Title:
A maximum SNR beamformer approach for blind speech separation under dynamic conditions

Authors:
Shoko Araki and Takuya Yoshioka
NTT Communication Science Laboratories, NTT Corporation, Japan

Abstract:
 The authors participated in task2 of the "Determined convolutive mixtures under dynamic conditions". Our algorithm consists of a blind dereverberation part followed by a speech separation part with maximum SNR beamformers.
 First our algorithm performs blind dereverberation of each mixture signal by using the dereverberation part of [1]. This method cancels the reverberation with a linear time-invariant filter which is estimated by the weighted prediction error method [1].
 Then, we separate each mixture sequence by using maximum SNR beamformers [2]. This method consists of voice activity detection (VAD), direction of arrival (DOA) clustering, and beamformers. VAD discriminates the speech-existence periods and noise-only periods. The DOA clustering is performed for speech-existence periods, and provides the start and end points of the utterances from each direction. For each target direction, the beamformer coefficients are determined so that the ratio between (power of the target direction) and (power of other directions and noise) is maximized.

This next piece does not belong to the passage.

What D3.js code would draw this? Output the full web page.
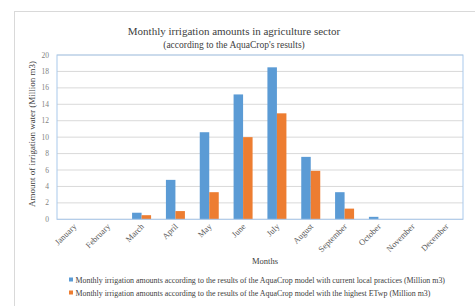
<!DOCTYPE html>
<html><head><meta charset="utf-8">
<script src="https://cdn.jsdelivr.net/npm/d3@7"></script>
<style>body{margin:0;background:#fff}svg{display:block}text{font-family:"Liberation Serif","Times New Roman",serif}</style>
</head><body><svg id="c" width="475" height="306"></svg>
<script>
const months = ["January","February","March","April","May","June","July","August","September","October","November","December"];
const currentPractice = [0,0,0.8,4.8,10.6,15.2,18.5,7.6,3.3,0.3,0,0];
const highestETwp = [0,0,0.5,1.0,3.3,10.0,12.9,5.9,1.3,0,0,0];
const yTicks = [0,2,4,6,8,10,12,14,16,18,20];
const seriesNames = ["Monthly irrigation amounts according to the results of the AquaCrop model with current local practices (Million m3)",
 "Monthly irrigation amounts according to the results of the AquaCrop model with the highest ETwp (Million m3)"];
const colors = ["#5b9bd5","#ed7d31"];

const svg = d3.select("#c");
svg.append("rect").attr("x",14.5).attr("y",11.5).attr("width",480).attr("height",320)
  .attr("fill","#fff").attr("stroke","#d9d9d9");

const L=57,R=463,T=55,B=219.3;
const x = d3.scaleBand().domain(months).range([L,R]);
const x1 = d3.scaleBand().domain([0,1]).range([0,19]);
const y = d3.scaleLinear().domain([0,20]).range([B,T]);

svg.append("g").selectAll("line").data(yTicks).join("line")
  .attr("x1",L).attr("x2",R).attr("y1",d=>y(d)).attr("y2",d=>y(d))
  .attr("stroke","#d9d9d9").attr("stroke-width",1);
svg.append("g").selectAll("text").data(yTicks).join("text")
  .attr("x",49).attr("y",d=>y(d)+2.5).attr("text-anchor","end")
  .attr("font-size",7.5).attr("fill","#7f7f7f").text(d=>d);

const data = [currentPractice, highestETwp];
data.forEach((vals,si)=>{
  svg.append("g").selectAll("rect").data(vals).join("rect")
    .attr("x",(d,i)=>x(months[i])+x.bandwidth()/2-9.5+x1(si))
    .attr("width",9.5)
    .attr("y",d=>y(d)).attr("height",d=>B-y(d))
    .attr("fill",colors[si]);
});

svg.append("rect").attr("x",L).attr("y",T).attr("width",R-L).attr("height",B-T)
  .attr("fill","none").attr("stroke","#a9c9ec").attr("stroke-width",1);

svg.append("g").selectAll("text").data(months).join("text")
  .attr("transform",d=>`translate(${x(d)+x.bandwidth()/2+3},${227}) rotate(-45)`)
  .attr("text-anchor","end").attr("font-size",8.5).attr("fill","#595959").text(d=>d);

svg.append("text").attr("x",234).attr("y",35).attr("text-anchor","middle")
  .attr("font-size",11).attr("fill","#404040").text("Monthly  irrigation  amounts  in  agriculture  sector");
svg.append("text").attr("x",234).attr("y",48).attr("text-anchor","middle")
  .attr("font-size",9.5).attr("fill","#404040").text("(according to the AquaCrop's results)");

svg.append("text").attr("transform",`translate(35,134) rotate(-90)`).attr("text-anchor","middle")
  .attr("font-size",9).attr("fill","#404040").text("Amount of irrigation water (Million m3)");
svg.append("text").attr("x",265).attr("y",264).attr("text-anchor","middle")
  .attr("font-size",8.5).attr("fill","#404040").text("Months");

seriesNames.forEach((n,i)=>{
  const yy = 281 + i*13;
  svg.append("rect").attr("x",69).attr("y",yy-3.5).attr("width",4).attr("height",4).attr("fill",colors[i]);
  svg.append("text").attr("x",75.5).attr("y",yy+1.5).attr("font-size",7.9).attr("fill","#404040").text(n);
});
</script></body></html>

The beamformer coefficients are updated every two seconds.


References:
[1] T. Yoshioka, T. Nakatani, M. Miyoshi, and H. G. Okuno, "Blind separation and dereverberation of speech mixtures by joint optimization," accepted for publication in IEEE Transactions on Audio, Speech, and Language Processing, Jan. 2010.
(available on IEEE Xplore
http://ieeexplore.ieee.org/xpls/abs_all.jsp?arnumber=5428853&tag=1)

[2] S. Araki, H. Sawada and S. Makino, "Blind speech separation in a meeting situation," ICASSP2007, vol. I, pp. 41--45, 2007.